TRIGGER WARNING FOR RAPE, CHILD ABUSE, INSTITUTIONAL ENABLING, AND RAPE APOLOGY.
Don't auto-HR. It's not me saying that. I believe nothing of the sort.
I believe rape is a horrendous crime, that stranger rape and date rape and spousal rape and child rape and gang rape and "taking advantage" of an intoxicated person are all wrong, despicable, vile, rape-rape.
I wish I had more company in that.
"Rape = No Big Deal" is an incredibly common belief.
Of course, recently rape as no big deal has been making international headlines as the policy of India's national government and local police. But we cannot simply shake our heads at the backwardness of some distant Other.
"Rape = No Big Deal" is also the de facto position of today's Republican Party.
It's not just individual Republican misogynists running their mouths. Rape minimization, and/or the minimization of women and girls' rights and humanity, is absolutely central to denying rape victims emergency contraception (Plan B) and abortion care.
But it's not just the GOP. (Or the Catholic Church, which claims moral authority while covering up for child rapists, threatening victims, and comparing anger over child raping priests to the historical persecution of Jews. If that's not a cultural sanction that rape is okee-dokee, I don't know what is.) It's not just our ideological adversaries.
It's our laws. As Brainwrap documented in the link above, 31 states allow rapists visitation and custody rights. South Carolina only made marital rape a crime in 1993, and as of 1999, thirty states still considered it a lesser crime. A California appeals court today overturned a rape conviction on the basis that married women can be raped by men impersonating their husbands, but that unmarried (sleeping) women cannot be raped by men impersonating their boyfriends. The law in question was written in 1872; the ruling happened Wednesday. Of this week. Of this year. [Edit: Villanova Rhodes has pointed out that this case has been remanded for a retrial. The scary thing is, the appeals court may have correctly interpreted state law -- only impersonating a husband to commit rape is illegal in California, not a boyfriend.]
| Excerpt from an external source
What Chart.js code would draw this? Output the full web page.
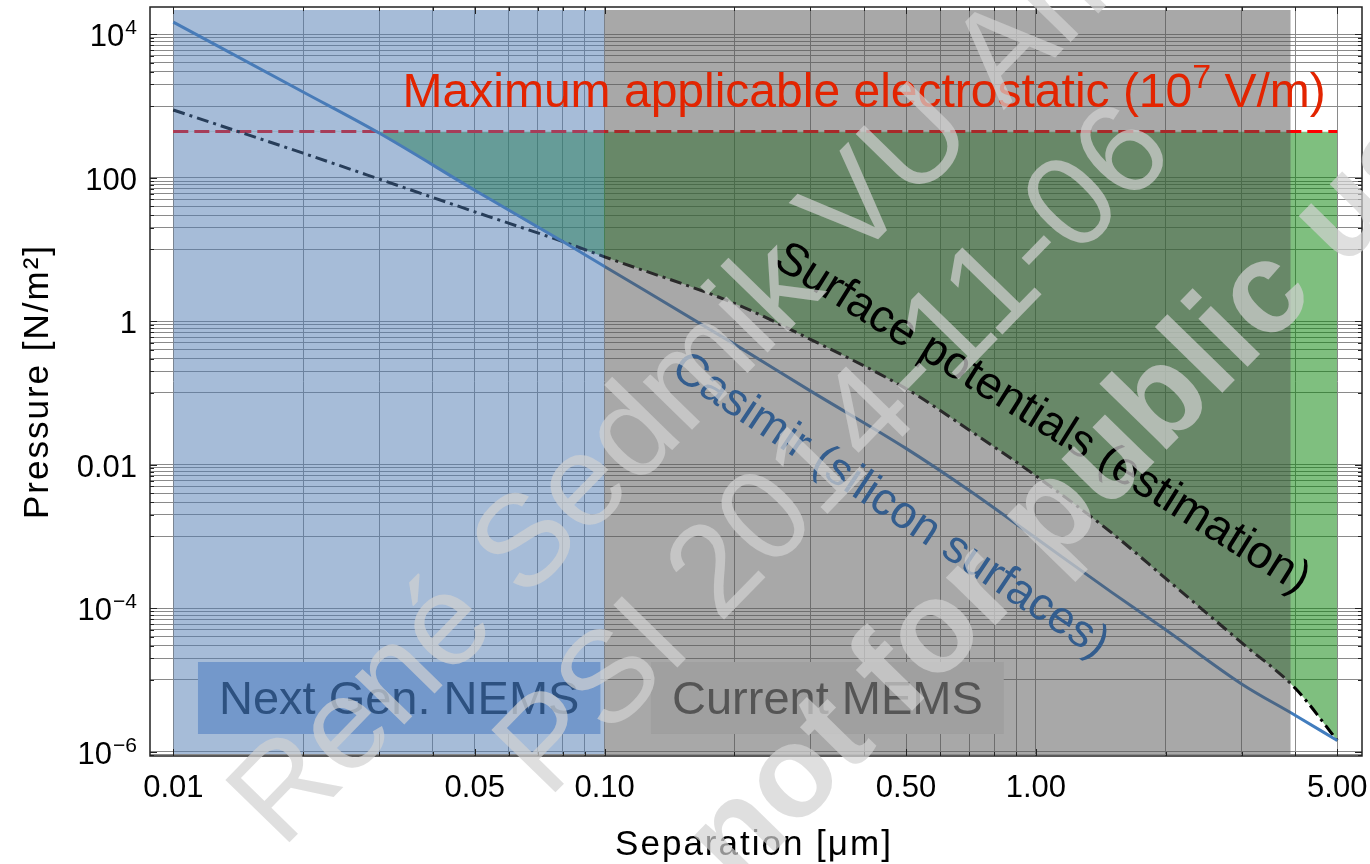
<!DOCTYPE html>
<html>
<head>
<meta charset="utf-8">
<script src="https://cdn.jsdelivr.net/npm/chart.js@4.4.1/dist/chart.umd.min.js"></script>
<style>
  html, body { margin: 0; padding: 0; background: #fff; }
  #wrap { width: 1370px; height: 864px; position: relative; }
</style>
</head>
<body>
<div id="wrap"><canvas id="c" width="1370" height="864"></canvas></div>
<script>
// Separation in µm, pressures in N/m²
const separation       = [0.01, 0.02, 0.03, 0.05, 0.08, 0.1, 0.2, 0.3, 0.5, 0.7, 1, 1.5, 2, 3, 4, 5];
const casimir          = [14800, 1570, 420, 67, 12.9, 5.8, 0.48, 0.107, 0.0169, 4.4e-3, 9.5e-4, 1.66e-4, 5.0e-5, 8.8e-6, 3.2e-6, 1.43e-6];
const surfacePotential = [881, 220, 96, 33.5, 12.9, 7.9, 1.77, 0.56, 0.115, 0.0305, 7.0e-3, 1.12e-3, 2.6e-4, 3.3e-5, 7.6e-6, 1.43e-6];
const electrostaticMax = 442;          // eps0 * E^2 / 2 at E = 1e7 V/m
const nemsRange = [0.01, 0.1];         // next generation NEMS gaps
const memsRange = [0.1, 3.9];          // current MEMS gaps

const xTickValues = [0.01, 0.05, 0.1, 0.5, 1, 5];
const xTickLabels = ['0.01', '0.05', '0.10', '0.50', '1.00', '5.00'];
const yTickValues = [1e-6, 1e-4, 0.01, 1, 100, 1e4];
const yTickLabels = ['10^\u22126', '10^\u22124', '0.01', '1', '100', '10^4'];

const X_MIN = 0.00883, X_MAX = 5.706;
const Y_MIN = 8.7e-7,  Y_MAX = 24000;
const SHADE_TOP = 21800, SHADE_BOTTOM = 9.3e-7;

const FONT = '"Liberation Sans", Arial, Helvetica, sans-serif';

// minor grid: 1..9 per decade along x, clusters under each labelled y decade
const xGrid = [];
[0.01, 0.1, 1].forEach(d => { for (let k = 1; k <= 9; k++) { const v = +(d * k).toPrecision(3); if (v <= 5) xGrid.push(v); } });
const yGrid = [];
yTickValues.forEach(m => {
  for (let k = 1; k <= 10; k++) {
    const v = +(m * k / 10).toPrecision(3);
    if (v >= Y_MIN && v <= Y_MAX) yGrid.push(v);
  }
});

const pts = (xs, ys) => xs.map((x, i) => ({ x, y: ys[i] }));
const envelope = separation.map((x, i) => ({ x, y: Math.max(casimir[i], surfacePotential[i]) }));

function drawRich(ctx, parts, cx, baseline) {
  let w = 0;
  parts.forEach(p => { ctx.font = p.font; p.w = ctx.measureText(p.t).width; w += p.w; });
  let px = cx - w / 2;
  ctx.textAlign = 'left';
  ctx.textBaseline = 'alphabetic';
  parts.forEach(p => { ctx.font = p.font; ctx.fillText(p.t, px, baseline - (p.rise || 0)); px += p.w; });
}

function boxLabel(ctx, xs, ys, text, vx, vy, fill, color) {
  const cx = xs.getPixelForValue(vx), cy = ys.getPixelForValue(vy);
  ctx.font = '47px ' + FONT;
  const w = ctx.measureText(text).width + 42;
  const h = 72;
  ctx.fillStyle = fill;
  ctx.fillRect(cx - w / 2, cy - h / 2, w, h);
  ctx.fillStyle = color;
  ctx.textAlign = 'center';
  ctx.textBaseline = 'alphabetic';
  ctx.fillText(text, cx, cy + 16);
}

function rotatedLabel(ctx, xs, ys, text, vx, vy, angle, color, size) {
  ctx.save();
  ctx.translate(xs.getPixelForValue(vx), ys.getPixelForValue(vy));
  ctx.rotate(angle * Math.PI / 180);
  ctx.font = size + 'px ' + FONT;
  ctx.fillStyle = color;
  ctx.textAlign = 'center';
  ctx.textBaseline = 'middle';
  ctx.fillText(text, 0, 0);
  ctx.restore();
}

const decorations = {
  id: 'decorations',
  afterDatasetsDraw(chart) {
    const { ctx, scales: { x, y } } = chart;
    ctx.save();
    boxLabel(ctx, x, y, 'Next Gen. NEMS', 0.0334, 5.6e-6, '#7398cb', '#2d5180');
    boxLabel(ctx, x, y, 'Current MEMS', 0.3286, 5.6e-6, '#a0a0a0', '#555555');
    rotatedLabel(ctx, x, y, 'Surface potentials (estimation)', 1.033, 0.0435, 32, '#000000', 46);
    rotatedLabel(ctx, x, y, 'Casimir (silicon surfaces)', 0.459, 2.66e-3, 33.7, '#335d8e', 46);
    ctx.fillStyle = '#e32400';
    drawRich(ctx, [
      { t: 'Maximum applicable electrostatic (10', font: '48px ' + FONT },
      { t: '7', font: '34px ' + FONT, rise: 19 },
      { t: ' V/m)', font: '48px ' + FONT }
    ], x.getPixelForValue(0.4), y.getPixelForValue(970));
    ctx.restore();
  },
  afterDraw(chart) {
    const { ctx, chartArea: a, scales: { x, y } } = chart;
    ctx.save();
    // frame
    ctx.strokeStyle = '#222';
    ctx.lineWidth = 1.5;
    ctx.strokeRect(a.left, a.top, a.right - a.left, a.bottom - a.top);
    // inward tick marks
    ctx.lineWidth = 1;
    ctx.beginPath();
    xGrid.forEach(v => {
      const px = Math.round(x.getPixelForValue(v)) + 0.5;
      const len = xTickValues.includes(v) ? 7 : 4;
      ctx.moveTo(px, a.bottom); ctx.lineTo(px, a.bottom - len);
      ctx.moveTo(px, a.top); ctx.lineTo(px, a.top + len);
    });
    yGrid.forEach(v => {
      const py = Math.round(y.getPixelForValue(v)) + 0.5;
      const len = yTickValues.includes(v) ? 7 : 4;
      ctx.moveTo(a.left, py); ctx.lineTo(a.left + len, py);
      ctx.moveTo(a.right, py); ctx.lineTo(a.right - len, py);
    });
    ctx.stroke();

    // tick labels
    ctx.fillStyle = '#000';
    ctx.textBaseline = 'alphabetic';
    ctx.font = '31px ' + FONT;
    ctx.textAlign = 'center';
    xTickValues.forEach((v, i) => ctx.fillText(xTickLabels[i], x.getPixelForValue(v), a.bottom + 41));
    yTickValues.forEach((v, i) => {
      const base = y.getPixelForValue(v) + 12;
      const right = a.left - 13;
      const [main, exp] = yTickLabels[i].split('^');
      ctx.textAlign = 'right';
      if (exp) {
        ctx.font = '21px ' + FONT;
        const ew = ctx.measureText(exp).width;
        ctx.fillText(exp, right, base - 12);
        ctx.font = '31px ' + FONT;
        ctx.fillText(main, right - ew - 1, base);
      } else {
        ctx.font = '31px ' + FONT;
        ctx.fillText(main, right, base);
      }
    });

    // axis titles
    ctx.font = '35px ' + FONT;
    if ('letterSpacing' in ctx) ctx.letterSpacing = '2px';
    ctx.textAlign = 'center';
    ctx.textBaseline = 'alphabetic';
    ctx.fillText('Separation [\u03bcm]', (a.left + a.right) / 2 - 2, a.bottom + 99);
    ctx.save();
    ctx.translate(48, (a.top + a.bottom) / 2);
    ctx.rotate(-Math.PI / 2);
    ctx.fillText('Pressure [N/m\u00b2]', 0, 0);
    ctx.restore();
    if ('letterSpacing' in ctx) ctx.letterSpacing = '0px';

    // watermark
    const ang = -45.7 * Math.PI / 180;
    ctx.fillStyle = 'rgba(210,210,210,0.7)';
    ctx.textAlign = 'left';
    ctx.textBaseline = 'alphabetic';
    [
      { t: 'Ren\u00e9 Sedmik VU Amsterdam', x: 282, y: 850, bold: false },
      { t: 'PSI 2014-11-06', x: 548, y: 800, bold: false },
      { t: 'not for public use', x: 737, y: 890, bold: true }
    ].forEach(w => {
      ctx.save();
      ctx.translate(w.x, w.y);
      ctx.rotate(ang);
      ctx.font = (w.bold ? 'bold ' : '') + '130px ' + FONT;
      ctx.fillText(w.t, 0, 0);
      ctx.restore();
    });
    ctx.restore();
  }
};

new Chart(document.getElementById('c'), {
  type: 'line',
  data: {
    datasets: [
      { label: 'window', data: envelope, order: 10, borderWidth: 0, borderColor: 'transparent', pointRadius: 0,
        cubicInterpolationMode: 'monotone',
        fill: { target: { value: electrostaticMax }, above: 'rgba(0,0,0,0)', below: 'rgba(0,128,0,0.5)' } },
      { label: 'electrostatic', data: pts([separation[0], separation[separation.length - 1]], [electrostaticMax, electrostaticMax]),
        order: 9, borderColor: '#ff0000', borderWidth: 3, borderDash: [15, 6], pointRadius: 0, fill: false },
      { label: 'surface', data: pts(separation, surfacePotential), order: 8, borderColor: '#000000', borderWidth: 3,
        borderDash: [12, 5, 3, 5], pointRadius: 0, fill: false, cubicInterpolationMode: 'monotone' },
      { label: 'casimir', data: pts(separation, casimir), order: 7, borderColor: '#427dbe', borderWidth: 3,
        pointRadius: 0, fill: false, cubicInterpolationMode: 'monotone' },
      { label: 'nems', data: pts(nemsRange, [SHADE_TOP, SHADE_TOP]), order: 2, borderWidth: 0, borderColor: 'transparent',
        pointRadius: 0, backgroundColor: 'rgba(77,121,177,0.5)', fill: { target: { value: SHADE_BOTTOM } } },
      { label: 'mems', data: pts(memsRange, [SHADE_TOP, SHADE_TOP]), order: 1, borderWidth: 0, borderColor: 'transparent',
        pointRadius: 0, backgroundColor: 'rgba(82,82,82,0.5)', fill: { target: { value: SHADE_BOTTOM } } }
    ]
  },
  options: {
    responsive: false,
    animation: false,
    devicePixelRatio: 1,
    layout: { padding: { left: 150, top: 7, right: 8, bottom: 108 } },
    elements: { line: { tension: 0 } },
    plugins: { legend: { display: false }, tooltip: { enabled: false } },
    scales: {
      x: {
        type: 'logarithmic', min: X_MIN, max: X_MAX,
        afterBuildTicks: s => { s.ticks = xGrid.map(v => ({ value: v })); },
        afterFit: s => { s.height = 0; },
        ticks: { display: false },
        grid: { color: '#8a8a8a', lineWidth: 1, drawTicks: false },
        border: { display: false }
      },
      y: {
        type: 'logarithmic', min: Y_MIN, max: Y_MAX,
        afterBuildTicks: s => { s.ticks = yGrid.map(v => ({ value: v })); },
        afterFit: s => { s.width = 0; },
        ticks: { display: false },
        grid: { color: '#8a8a8a', lineWidth: 1, drawTicks: false },
        border: { display: false }
      }
    }
  },
  plugins: [decorations]
});
</script>
</body>
</html>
And of course, it's U.S. families, U.S. cities and towns, which cover up rape, blame the victims, and put other considerations -- sports, public image, institutional authority, the rapists' pasts or futures -- over justice for the victim.
But why? Why all this covering, all this minimizing, all this denial? The answer is as simple as it is uncomfortable: because of the people we like to erase when we say somebody "was raped" or some other passive construction: the rapists.
Because so many people have been raped (pick your statistic, they're all deplorable), statistically speaking we all must know, and possibly care for, a rapist. They are our friends, colleagues, and family members. (Statistically speaking, some number of registered users at DailyKos are almost certainly rapists, and not just trolls or spammers.) The idea that rapists are, for most of their lives, just ordinary guys (99% of rapists are male) can cause anxiety and distress in the abstract and emotional chaos and hence denial in specific instances. As a fabulous essay "Polanski, Rape, and the Myth of Not Like Us", now offline, put it, we need to believe that rapists are lurking monsters, visibly different than men we know.
This is why Hollywood celebrities line up to support a man who had admitted to anally raping a thirteen-year-old while she begged him to stop -- because they knew him. They liked him. They had to find some way to rationalize (minimize, deny) what he'd done. And besides, he was powerful -- like the Steubenville rapists, writ large, he had talent and prestige which gave him impunity.
Which gave impunity to Sandusky, and Paterno, and continues to give impunity to countless rapists and their enablers.
I know this isn't a pleasant diary to read. I didn't much enjoy writing it. But it is important to call out cultural condoning of all forms of sexual abuse. Our collective tolerance for rape, our "it's a no big deal" mindset, or our tolerance of others' "it's a no big deal mindset", is a sickness that lurks, latent and pervasive and destructive, throughout our society. It contributes to ongoing crimes, and the ongoing victimization of survivors, in between cases like Steubenville and New Delhi which shock our jaded consciences.
Rape is a goddamn big deal. We need to call out everyone, friends, "allies", or not, who says or implies otherwise.